In the Marines, we used to say “no battle plan survives first contact with the enemy.” This is because, rather annoyingly, the enemy isn’t interested in doing things in a way that goes according to our plan. Being well-trained to handle combat situations isn’t about having a step-by-step battle plan – such a plan would be useless because it would be obsolete by step two. But that doesn’t mean abandoning the goal of mission accomplishment either. Being well-trained is instead about having the kinds of skills, tools, and know-how to allow you to adapt to whatever the moment-to-moment circumstances are, in a way that still moves you to the goal of accomplishing your mission. That’s why the common saying in the Marines wasn’t “make sure you have a plan for that.” It was “improvise, adapt, and overcome.”
In the same way, when it comes to living one’s life, I’ve come to believe that having everything planned out is not just overrated, it can often be counterproductive in the same way that it would be counterproductive to try to go through a combat situation according to a step-by-step plan. One can still have goals they wish to pursue, but the focus should be less on planning how to achieve every step along the way, and more about making yourself into the kind of person who can adapt to the situation they face while also moving towards that goal. As I’m entering my middle age years, occasionally old friends and I will reflect on how our lives have turned out differently from what we were imagining ten or twenty years ago. And it’s very common to hear something along the lines of “I thought I had it all figured out how it was going to go, but then such and such unexpected thing happened, and that derailed everything I had planned from there.” Conversations like these expose the weakness of planning – in order for them to work, things need to go according to plan.
This isn’t true just at the individual level – it’s also true at the social level. While there is no coherent sense in which we can say “societies” have goals or plans in the way that individuals do, certain kinds of societies are arranged better to allow individuals to better achieve their goals. Free and decentralized societies give individuals the kind of elbow room they need to be adaptable in the pursuit of their separate aims in a way that just isn’t possible within centralized and planned systems. Even if every member of society were agreed on a particular end goal, having a centralized plan would be a terrible means to achieve that goal. Life is complicated, and reality is often messy and uncooperative, and the best means to deal with that is to prioritize being adaptable over making sure things go according to plan. Plans stifle innovation and discourage adaptability, but markets thrive on them – to the benefit of each of us, and all of us.
READER COMMENTS
steve
Jul 18 2023 at 2:02pm
Yet the Marines do plan. Not having a plan means definite failure, especially in training and logistics. For battles there are almost always contingency plans.
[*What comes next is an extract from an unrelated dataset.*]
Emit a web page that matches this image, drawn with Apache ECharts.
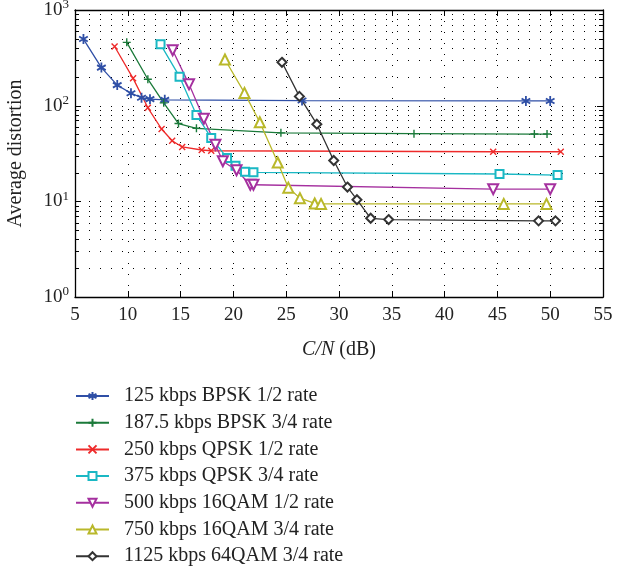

Note that in your prior example about Washington crossing the Delaware they crossed at night to avoid being seen, but they also had a contingency plan. Abraham Hunt feigned being a loyalist and invited over the Hessian leaders to get them drunk. They were spotted but the back up plan worked. While I agree that centrally planning an economy doesnt work your analogy doesnt hold.
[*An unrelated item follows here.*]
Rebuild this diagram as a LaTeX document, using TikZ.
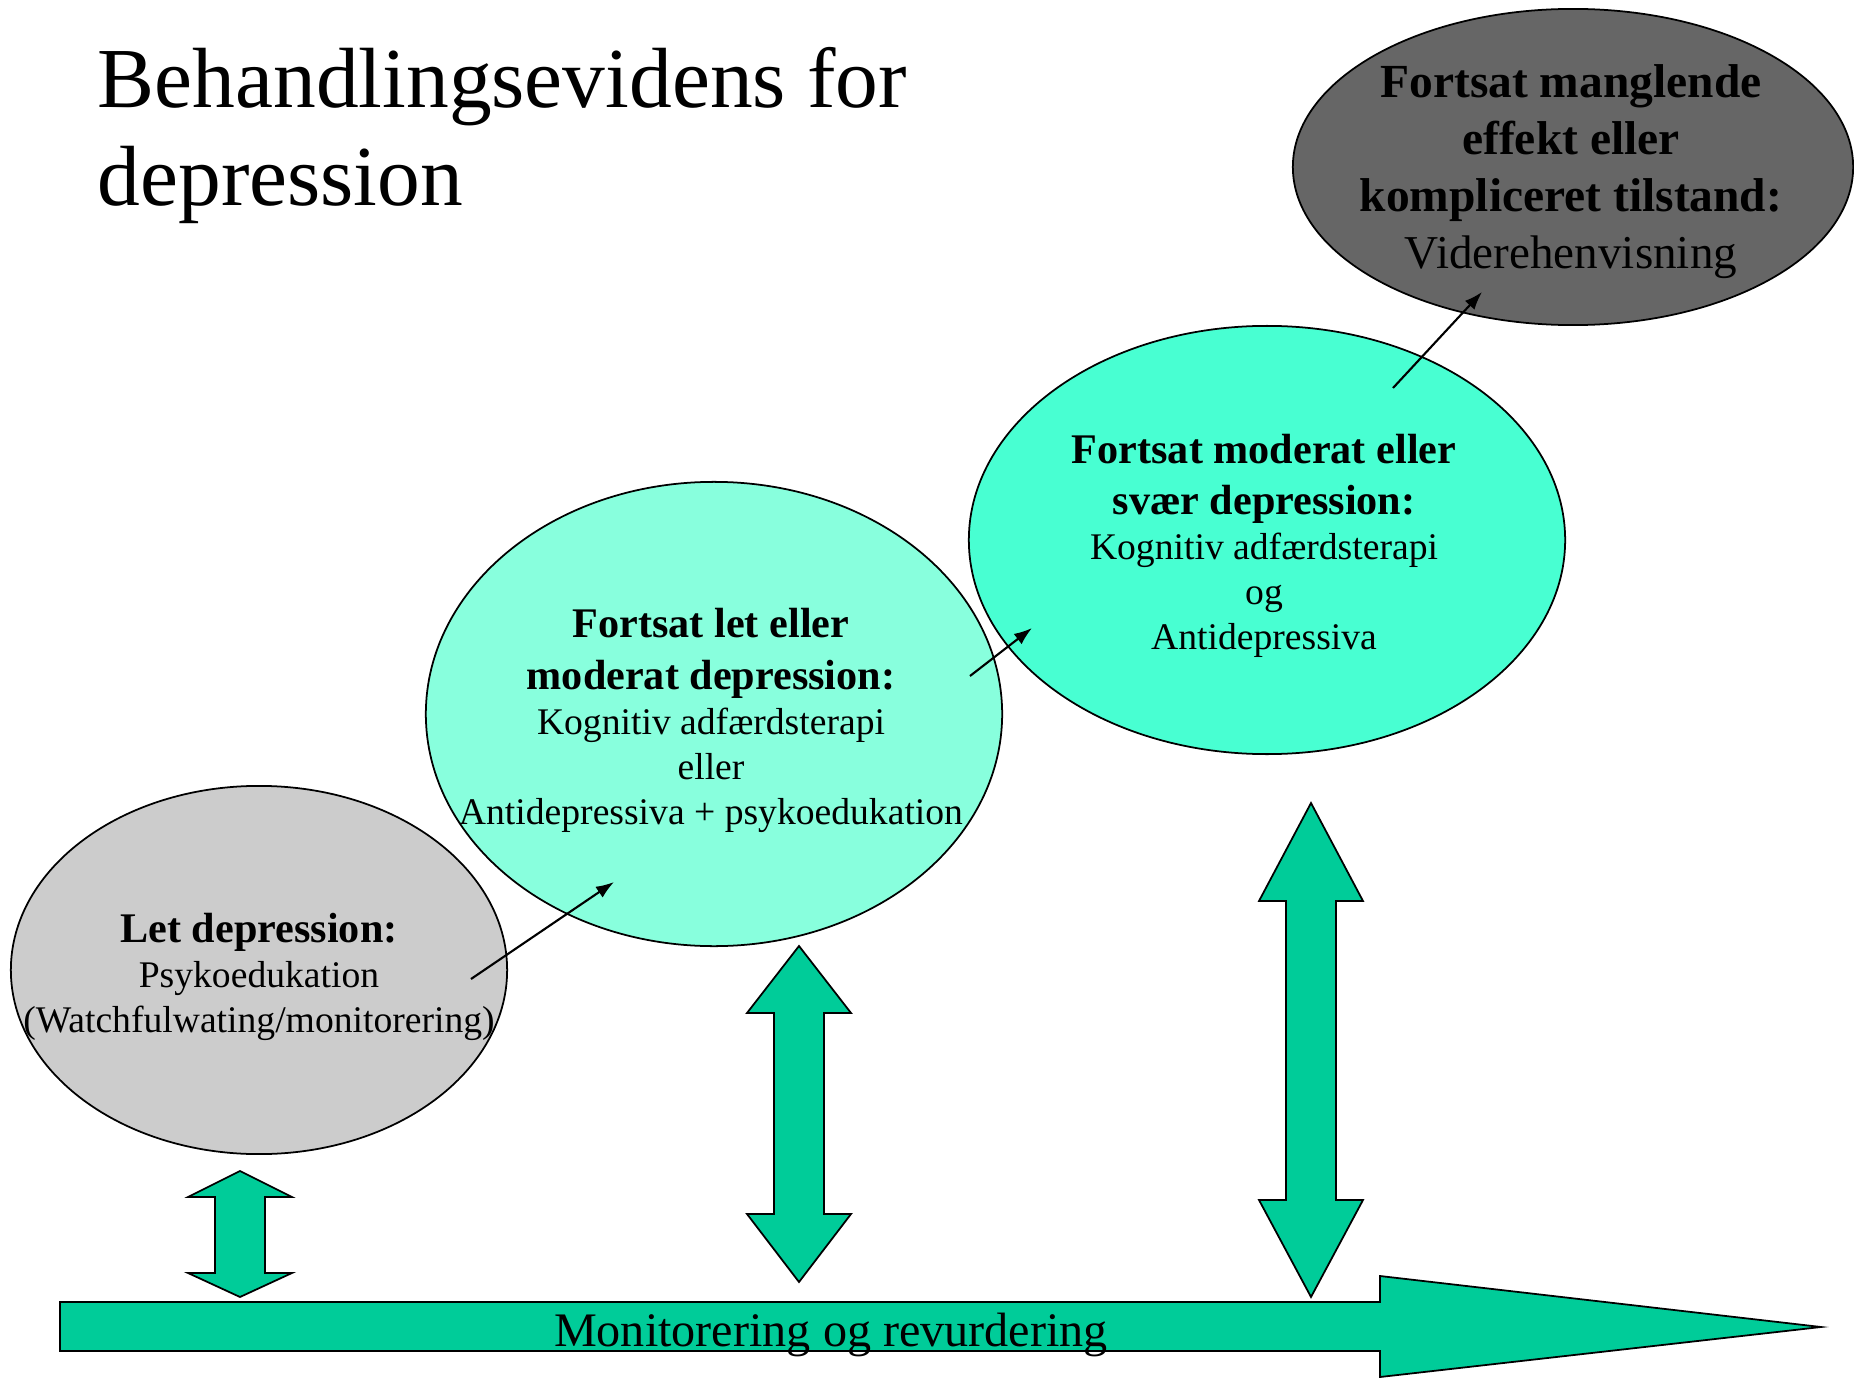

I am also not following the goals and planning thing. If you have the goal of, say, becoming an engineer, how do you achieve it? Just having a goal it doesnt automatically mean you achieve it. There are some steps in between.
Steve
Kevin Corcoran
Jul 21 2023 at 10:52am
Steve, I think you’re making the elementary error of conflating preparation with planning. Being against planning does not at all imply denigrating the value of preparation.
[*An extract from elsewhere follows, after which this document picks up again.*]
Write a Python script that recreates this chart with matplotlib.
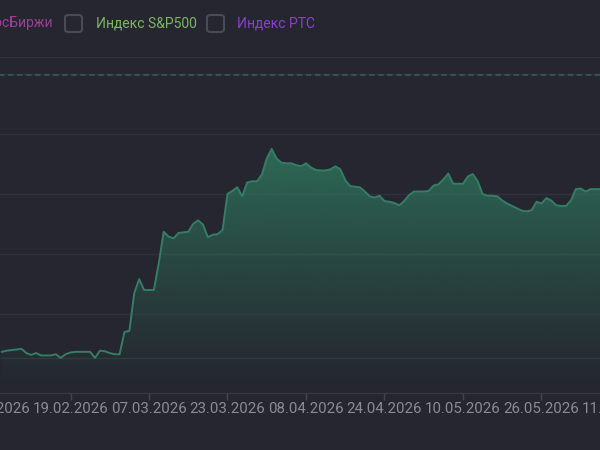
import matplotlib
matplotlib.use('Agg')
import matplotlib.pyplot as plt
import matplotlib.dates as mdates
from matplotlib.patches import FancyBboxPatch
import numpy as np
import pandas as pd

# данные
dates = pd.date_range('2026-02-05', '2026-06-07', freq='D')
values = [3.7, 3.9, 4.0, 4.1, 4.2, 3.5, 3.2, 3.5, 3.1, 3.1, 3.1, 3.3, 2.7, 3.3,
          3.6, 3.7, 3.7, 3.7, 3.7, 2.7, 3.9, 3.8, 3.5, 3.3, 3.3, 7.0, 7.2, 13.5,
          15.8, 14.0, 14.0, 14.0, 18.5, 23.7, 22.9, 22.6, 23.5, 23.6, 23.7, 25.0,
          25.6, 24.9, 22.8, 23.2, 23.3, 24.0, 30.0, 30.5, 31.1, 29.6, 31.9, 32.1,
          32.1, 33.2, 35.9, 37.5, 35.9, 35.2, 35.1, 35.1, 34.8, 34.6, 35.1, 34.4,
          34.0, 33.9, 33.9, 34.1, 34.6, 34.1, 32.3, 31.3, 31.2, 31.1, 30.4, 29.6,
          29.4, 29.7, 28.8, 28.7, 28.5, 28.1, 28.8, 29.8, 30.4, 30.4, 30.4, 30.5,
          31.4, 31.6, 32.4, 33.4, 31.7, 31.7, 31.7, 32.9, 33.3, 32.1, 30.0, 29.7,
          29.7, 29.6, 28.9, 28.4, 28.0, 27.6, 27.2, 27.1, 27.3, 28.7, 28.4, 29.3,
          28.9, 28.1, 28.0, 28.0, 28.9, 30.8, 30.9, 30.4, 30.8, 30.8, 30.8]
tick_labels = ['03.02.2026', '19.02.2026', '07.03.2026', '23.03.2026', '08.04.2026',
               '24.04.2026', '10.05.2026', '26.05.2026', '11.06.2026']
grid_levels = [10, 20, 30, 40, 50]
base_level = 2.7
target_level = 49.8
legend_names = ['Индекс МосБиржи', 'Индекс S&P500', 'Индекс РТС']
legend_colors = ['#9b3f98', '#7db75e', '#8b3fd4']

bg = '#25262f'
plt.rcParams['font.family'] = ['Roboto', 'DejaVu Sans']

fig = plt.figure(figsize=(6, 4.5), dpi=100, facecolor=bg)
# ось шире картинки: скриншот обрезан слева и справа
ax = fig.add_axes([-0.1, 57.3 / 450, 1.2, 335.7 / 450])
ax.set_facecolor(bg)

x0 = mdates.date2num(pd.Timestamp('2026-02-19'))
px_day = 4.906
ax.set_xlim(x0 + (-60 - 70.5) / px_day, x0 + (660 - 70.5) / px_day)
ymin, ymax = -3.1, 52.8
ax.set_ylim(ymin, ymax)

for g in grid_levels:
    ax.axhline(g, color='#30313b', lw=1, zorder=1)
ax.axhline(base_level, color='#34353f', lw=1, zorder=1)
ax.axhline(ymax - 0.05, color='#34353f', lw=1.2, zorder=1)
ax.axhline(target_level, color='#2e5a5c', lw=1.3, ls=(0, (3, 2)), zorder=2)

# градиентная заливка под линией
xd = mdates.date2num(dates)
poly = ax.fill_between(xd, values, ymin, color='none', lw=0)
grad = np.zeros((256, 1, 4))
grad[:, 0, :3] = matplotlib.colors.to_rgb('#2f7a5f')
grad[:, 0, 3] = np.linspace(0.88, 0.0, 256) ** 1.15
xl = ax.get_xlim()
img = ax.imshow(grad, extent=[xl[0], xl[1], ymin, 40], aspect='auto',
                origin='upper', zorder=3)
img.set_clip_path(poly.get_paths()[0], transform=ax.transData)
ax.set_xlim(xl)
ax.set_ylim(ymin, ymax)
ax.plot(xd, values, color='#357d67', lw=1.4, zorder=4, solid_joinstyle='round')

ticks = [mdates.date2num(pd.to_datetime(t, format='%d.%m.%Y')) for t in tick_labels]
ax.set_xticks(ticks)
ax.set_xticklabels(tick_labels)
ax.tick_params(axis='x', colors='#45464f', length=5, width=1, pad=2,
               labelcolor='#8a8c95', labelsize=10.8)
ax.set_yticks([])
for s in ['left', 'right', 'top']:
    ax.spines[s].set_visible(False)
ax.spines['bottom'].set_color('#3a3b45')

# легенда сверху
ty = 1 - 23 / 450
fig.text(53 / 600, ty, legend_names[0], color=legend_colors[0], fontsize=10,
         ha='right', va='center')
fig.text(96 / 600, ty, legend_names[1], color=legend_colors[1], fontsize=10,
         ha='left', va='center')
fig.text(237 / 600, ty, legend_names[2], color=legend_colors[2], fontsize=10,
         ha='left', va='center')
for bx in [65, 207]:
    box = FancyBboxPatch((bx / 600, 1 - 32 / 450), 17 / 600, 17 / 450,
                         boxstyle='round,pad=0,rounding_size=0.006',
                         transform=fig.transFigure, fc='none', ec='#4a4b56', lw=1.5)
    fig.patches.append(box)

fig.savefig('out.png', dpi=100, facecolor=bg)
As I mentioned in my post, it would be by means of “having the kinds of skills, tools, and know-how to allow you to adapt to whatever the moment-to-moment circumstances are, in a way that still moves you to the goal of accomplishing your mission.” Or, as we would put it in the Marines – at any given moment, you simply are where you are, with the resources you have at that time, and can only ever decide where to go from there. If getting to your goal is dependent on “First I do specific step one, then specific step two, then specific step three…then the last step X, and then I’ll be at my goal!” you’re virtually certain to be setting yourself up for failure. Instead, you should focus on having the skills and tools you need (this is preparation!) and then at any given moment assessing where you are, what are the different options you can achieve with your available resources based on your current circumstances at that moment, and decide which of those options best moves you toward your goal. You continually re-apply this process, adjusting to each circumstance as it comes, and never stake things on the next step having to depend on looking like it did according to your plan (or assuming that if it doesn’t, it’ll look the way you thought it would according to some contingency plan). And in my experience, in the Marines everyone was big on being well trained and on preparation, but not so big on planning, where you create a step-by-step outline for how to get from A to B. That’s not to say that there were no Marines who advocated planning – but just like the Marines who insisted on doing things “by the book” and according to official regulations I talked about in this post, the “success depends on the plan” Marines were widely considered to be third-raters at best.
Jon Murphy
Jul 18 2023 at 2:15pm
I agree. I think having things rely on a plan causes one to miss other opportunities that may clash with the plan but lead to better outcomes. Just a silly example from my own life: when I was a teenager, I had everything planned out: Iwas going to graduate high school, go to Framingham State University, major in History, and teach. I had my classes planned out in high school and everything. Well, in my senior year, part of the plan went awry and I needed a new class to fill my schedule and earn credit for graduation. So, I took AP Economics, a class that literally changed my life as I am now a professor of economics.
If I had just focused on my plan and said “AP Economics is just a bump” rather than embrancing it as an opportunity, I do not think I’d be as happy as I am today.
I believe it was Ike Eisenhower who said something like “I have found plans useless but planning invaluable.” I think that quote marries nicely with your Marine one. Planning is important, but one must be flexible to adapt to changes in the plan, unless one wants to flounder.
john hare
Jul 18 2023 at 3:39pm
The concrete business often doesn’t go according to plan. Drives some people nuts when I improvise.
Fazal Majid
Jul 19 2023 at 11:28am
Also relevant is Air Force Colonel John Boyd’s concept of the OODA loop (Orient-Observe-Decide-Act). That said you need to plan at the strategic level, because logistics can’t be improvised, and empower your people to decide the best option at the tactical level.